Gift Aid means reclaiming the tax paid on income when you donate it to charity. It's worth 25p for every £1 donated.
This means people who earn cashback (at a higher rate), not only earn more money but they can claim gift aid when they donate it to charity, increasing its value even more.
Going back to our examples above, if a cardholder made £10 cashback on a £2,000 purchase and donated it to charity claiming gift aid. They'd actually be giving £12.50 to charity. And if they'd made the purchase during a bonus period, that could be as much as £125 with gift aid.
It's easy to see then why charity credit cards starting getting a bad reputation, and probably why they've slowly disappeared from the market.
That said, there is one major plus to charity credit cards: ease.
Ease of use
As we've seen above, the WWF credit card earned £13 million in donations from cardholders using their branded cards over a 20-year period. So they do contribute towards their income.
Probably the biggest selling point of charity credit cards is the "fit and forget" approach that someone doing what they do day-to-day, be that filling up their car with petrol, or buying the groceries, can automatically be donating at the same time, and as long as they use that card they won't forget.
Cash back credit cards on the other hand, while they may generate more, require a cardholder to take the time to account for their earnings, withdraw them and make a donation, all on a regular basis. And let's be honest, most people, however well meaning, just won't be regimented enough to do that.

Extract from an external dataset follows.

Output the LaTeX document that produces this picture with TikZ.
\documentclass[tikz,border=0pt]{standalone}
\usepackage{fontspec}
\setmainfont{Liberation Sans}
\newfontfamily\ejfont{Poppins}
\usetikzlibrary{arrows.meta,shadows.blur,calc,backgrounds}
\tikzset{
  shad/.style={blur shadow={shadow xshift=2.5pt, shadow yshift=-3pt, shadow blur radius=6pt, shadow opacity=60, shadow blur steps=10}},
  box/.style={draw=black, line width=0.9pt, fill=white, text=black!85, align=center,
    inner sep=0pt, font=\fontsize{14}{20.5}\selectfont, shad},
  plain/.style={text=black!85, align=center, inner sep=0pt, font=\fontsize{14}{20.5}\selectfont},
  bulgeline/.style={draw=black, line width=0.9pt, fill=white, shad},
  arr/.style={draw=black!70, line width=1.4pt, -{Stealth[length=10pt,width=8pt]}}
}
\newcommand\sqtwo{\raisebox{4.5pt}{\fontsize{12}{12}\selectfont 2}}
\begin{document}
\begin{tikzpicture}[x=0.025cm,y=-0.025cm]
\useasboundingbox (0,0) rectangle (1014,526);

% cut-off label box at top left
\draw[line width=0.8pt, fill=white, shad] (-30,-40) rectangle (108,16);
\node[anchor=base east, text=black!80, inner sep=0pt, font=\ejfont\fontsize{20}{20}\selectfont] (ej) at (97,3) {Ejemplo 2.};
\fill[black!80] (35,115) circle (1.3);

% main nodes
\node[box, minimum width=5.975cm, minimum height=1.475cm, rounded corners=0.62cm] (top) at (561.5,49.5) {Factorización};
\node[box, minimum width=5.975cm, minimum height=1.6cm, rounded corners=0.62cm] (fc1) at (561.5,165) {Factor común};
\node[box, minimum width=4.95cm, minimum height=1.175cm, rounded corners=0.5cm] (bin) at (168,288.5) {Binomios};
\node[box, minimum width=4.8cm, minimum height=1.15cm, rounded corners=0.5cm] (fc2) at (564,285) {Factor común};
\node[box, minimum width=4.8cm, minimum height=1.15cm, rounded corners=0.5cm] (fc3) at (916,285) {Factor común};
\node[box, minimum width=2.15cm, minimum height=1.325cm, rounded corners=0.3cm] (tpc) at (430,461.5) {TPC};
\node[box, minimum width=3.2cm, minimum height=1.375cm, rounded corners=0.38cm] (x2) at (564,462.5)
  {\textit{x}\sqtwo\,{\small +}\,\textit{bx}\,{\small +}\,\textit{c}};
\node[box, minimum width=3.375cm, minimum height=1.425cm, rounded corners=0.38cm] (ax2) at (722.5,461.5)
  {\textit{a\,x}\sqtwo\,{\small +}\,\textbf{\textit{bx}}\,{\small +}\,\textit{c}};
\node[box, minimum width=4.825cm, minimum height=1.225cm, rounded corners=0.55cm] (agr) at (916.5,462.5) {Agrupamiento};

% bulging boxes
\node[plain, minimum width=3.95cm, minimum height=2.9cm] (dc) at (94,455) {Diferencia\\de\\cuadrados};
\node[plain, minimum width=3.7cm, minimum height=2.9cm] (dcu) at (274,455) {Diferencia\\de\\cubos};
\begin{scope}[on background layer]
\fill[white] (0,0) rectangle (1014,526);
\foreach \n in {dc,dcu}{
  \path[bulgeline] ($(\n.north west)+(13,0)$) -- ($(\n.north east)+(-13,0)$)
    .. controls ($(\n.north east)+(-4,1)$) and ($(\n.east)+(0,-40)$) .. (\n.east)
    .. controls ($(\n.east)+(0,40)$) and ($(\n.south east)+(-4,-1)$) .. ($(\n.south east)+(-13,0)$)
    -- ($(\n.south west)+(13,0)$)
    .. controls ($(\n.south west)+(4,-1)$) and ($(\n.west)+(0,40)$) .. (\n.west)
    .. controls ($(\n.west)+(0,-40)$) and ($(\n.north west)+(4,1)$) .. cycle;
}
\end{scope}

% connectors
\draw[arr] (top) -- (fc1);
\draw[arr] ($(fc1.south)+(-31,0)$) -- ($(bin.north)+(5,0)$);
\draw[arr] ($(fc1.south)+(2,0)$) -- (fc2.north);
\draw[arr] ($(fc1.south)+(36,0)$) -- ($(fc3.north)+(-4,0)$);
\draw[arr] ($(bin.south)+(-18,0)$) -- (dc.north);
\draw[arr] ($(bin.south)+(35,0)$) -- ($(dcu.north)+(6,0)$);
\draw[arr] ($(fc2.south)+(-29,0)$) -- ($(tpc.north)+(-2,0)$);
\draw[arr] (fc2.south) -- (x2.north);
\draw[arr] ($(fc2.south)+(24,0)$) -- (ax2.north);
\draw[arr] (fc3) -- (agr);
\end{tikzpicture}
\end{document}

Summary: Best ways to donate
It's somewhat unsurprising charity credit cards have all but declined due the criticism they received from having such lower earnings compared to other reward cards.
However, it's also a shame to see a valid method of actual corporate donation removed from the market too.
For dedicated existing customers who always pay off their credit card balance in full each month, it's a decent automatic way to contribute to a good cause without it costing anything extra.
Where cardholders of charity or cashback cards fail to make the full repayments though, charges in interest will far outweigh any amount they've made back on purchases.
In the current climate then, with lenders tightening their criteria and costs of living increasing while credit card rewards reduce, credit cards, even cashback ones, may not be the best way to fund good causes.